A patient on the top floor, in the bed closest to the window, will have an unrivalled view hopefully making their hospital stay a little more bearable.
Mr Brooks says they will effectively be four-and-a-half-storeys up due to the shape of the landscape and will be “looking at a spectacular view”.
“This is going to be a facility the people of the Bega Valley are going to be really proud of,” he adds.
While the approval of the stage two main works DA announced on Monday is “the biggest achievement of recent months”, Mr Brooks says almost 410million has been spent on site already.
“It’s a significant piece of infrastructure just to get this far and a significant amount of money spent already.”

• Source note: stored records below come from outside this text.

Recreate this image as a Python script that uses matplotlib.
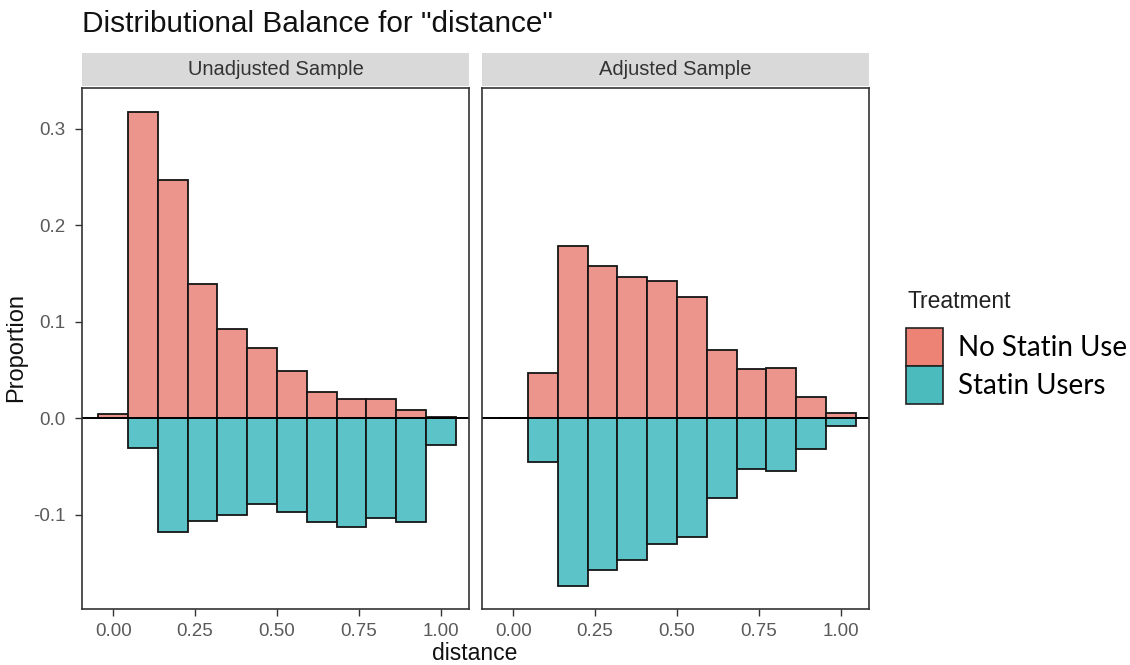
import matplotlib.pyplot as plt
from matplotlib.patches import Patch, Rectangle

# bin centres (12 bins of width 1/11 over the distance score)
bin_centers = [k / 11 for k in range(12)]
bin_width = 1 / 11

panels = ["Unadjusted Sample", "Adjusted Sample"]
groups = ["No Statin Use", "Statin Users"]

# proportions; statin users are drawn downward
unadj_no_statin = [0.004, 0.317, 0.247, 0.139, 0.092, 0.073, 0.049, 0.027, 0.020, 0.020, 0.008, 0.001]
unadj_statin = [0.0, 0.031, 0.118, 0.106, 0.100, 0.089, 0.097, 0.108, 0.113, 0.103, 0.107, 0.028]
adj_no_statin = [0.0, 0.047, 0.178, 0.158, 0.146, 0.142, 0.126, 0.071, 0.051, 0.052, 0.022, 0.005]
adj_statin = [0.0, 0.045, 0.174, 0.157, 0.147, 0.130, 0.123, 0.083, 0.053, 0.055, 0.032, 0.008]

y_ticks = [-0.1, 0.0, 0.1, 0.2, 0.3]
y_ticklabels = ["-0.1", "0.0", "0.1", "0.2", "0.3"]
x_ticks = [0.0, 0.25, 0.5, 0.75, 1.0]
x_ticklabels = ["0.00", "0.25", "0.50", "0.75", "1.00"]

pink_bar = "#EC958D"
teal_bar = "#5CC4C8"
pink_key = "#EC8374"
teal_key = "#4BBBBE"

plt.rcParams['font.family'] = ['Liberation Sans', 'DejaVu Sans']

W, H = 1130, 665
fig = plt.figure(figsize=(W / 100, H / 100), dpi=100)

def px_axes(x0, y0, x1, y1):
    return fig.add_axes([x0 / W, 1 - y1 / H, (x1 - x0) / W, (y1 - y0) / H])

ax_left = px_axes(82, 88, 469, 609)
ax_right = px_axes(482, 88, 869, 609)

data = [(unadj_no_statin, unadj_statin), (adj_no_statin, adj_statin)]

for i, ax in enumerate([ax_left, ax_right]):
    top, bottom = data[i]
    ax.bar(bin_centers, top, width=bin_width, color=pink_bar,
           edgecolor="#151515", linewidth=1.3)
    ax.bar(bin_centers, [-v for v in bottom], width=bin_width, color=teal_bar,
           edgecolor="#151515", linewidth=1.3)
    ax.axhline(0, color="black", linewidth=1.4)
    ax.set_xlim(-0.0955, 1.0865)
    ax.set_ylim(-0.1976, 0.342)
    ax.set_xticks(x_ticks)
    ax.set_xticklabels(x_ticklabels)
    ax.set_yticks(y_ticks)
    if i == 0:
        ax.set_yticklabels(y_ticklabels)
    else:
        ax.tick_params(axis="y", left=False, labelleft=False)
    ax.tick_params(colors="#333333", labelcolor="#5a5a5a", labelsize=13.5, length=5, width=1)
    ax.tick_params(axis="y", pad=7)
    ax.tick_params(axis="x", pad=5)
    for s in ax.spines.values():
        s.set_color("#333333")
        s.set_linewidth(1.2)
    # facet strip
    ax.add_patch(Rectangle((0, 1.004), 1, 0.064, transform=ax.transAxes, clip_on=False,
                           facecolor="#D9D9D9", edgecolor="none"))
    ax.text(0.5, 1.036, panels[i], transform=ax.transAxes, ha="center", va="center",
            fontsize=14.5, color="#333333")

fig.text(82 / W, 1 - 32 / H, 'Distributional Balance for "distance"', fontsize=21.4,
         ha="left", va="baseline", color="#111111")
fig.text(16 / W, 1 - 348 / H, "Proportion", rotation=90, fontsize=17,
         ha="center", va="center", color="#111111")
fig.text(475 / W, 1 - 653 / H, "distance", fontsize=16.5, ha="center", va="center",
         color="#111111")

# legend: title as plain text, keys stacked with no gap
fig.text(907 / W, 1 - 302 / H, "Treatment", fontsize=16.5, ha="left", va="center",
         color="#222222")
handles = [Patch(facecolor=pink_key, edgecolor="#222222", linewidth=1.2),
           Patch(facecolor=teal_key, edgecolor="#222222", linewidth=1.2)]
leg = fig.legend(handles, groups, loc="upper left",
                 bbox_to_anchor=(906 / W, 1 - 328 / H), frameon=False,
                 prop={"family": "Lato", "size": 20}, handlelength=1.33,
                 handleheight=1.726, labelspacing=0.0, handletextpad=0.54,
                 borderaxespad=0, borderpad=0)

fig.savefig("out.png", dpi=100)
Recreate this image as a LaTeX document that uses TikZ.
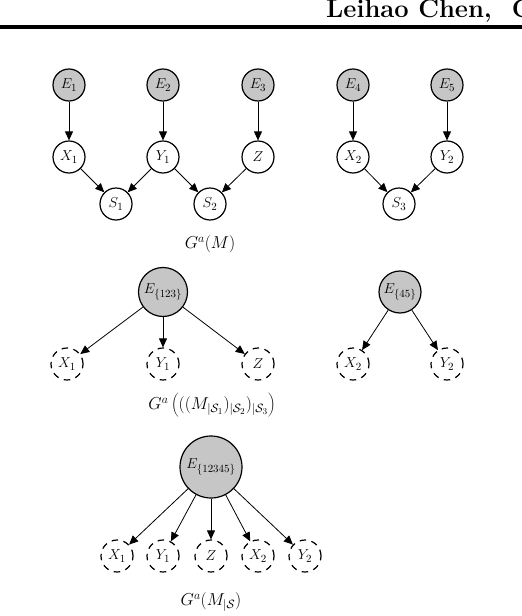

Try these for a few fascinating figures:
* 100,000 – the number of cubic metres of earth moved during early works so far;
* 29,000 – the “footprint” of the SERH in square metres;
* 60-80 – the number of workers and sub-contractors on site each day;
* 60-80 – the weight in tonnes of several of the large boulders removed from the building site; and
* 269 – the number of pilings being driven in for foundations, each up to 15 metres deep.
The phased nature of the work, with early works coming to a close as main works kick into gear has meant a couple of benefits.
Firstly it has allowed the project design team to “finesse” the final build details while early works got underway.
On top of that, it means there won’t be a quiet time on site.
While the sheer number of rocks needing to be dealt with caused some delays in the early earthmoving efforts, that is now done and dusted and pilings are already being drilled in in preparation for the building’s foundations.
The positive message to come from that is the project remains on track for an early 2016 completion.
“We’re pretty happy with the progress,” Mr Brooks says.
“We’re happy with Zauner as well,” he says as Mr Schorobura grins.
Mr Brooks says tenders for main works are currently being assessed and likely to be awarded prior to Christmas.
Work should begin early in 2014 with the hospital scheduled for completion in early 2016.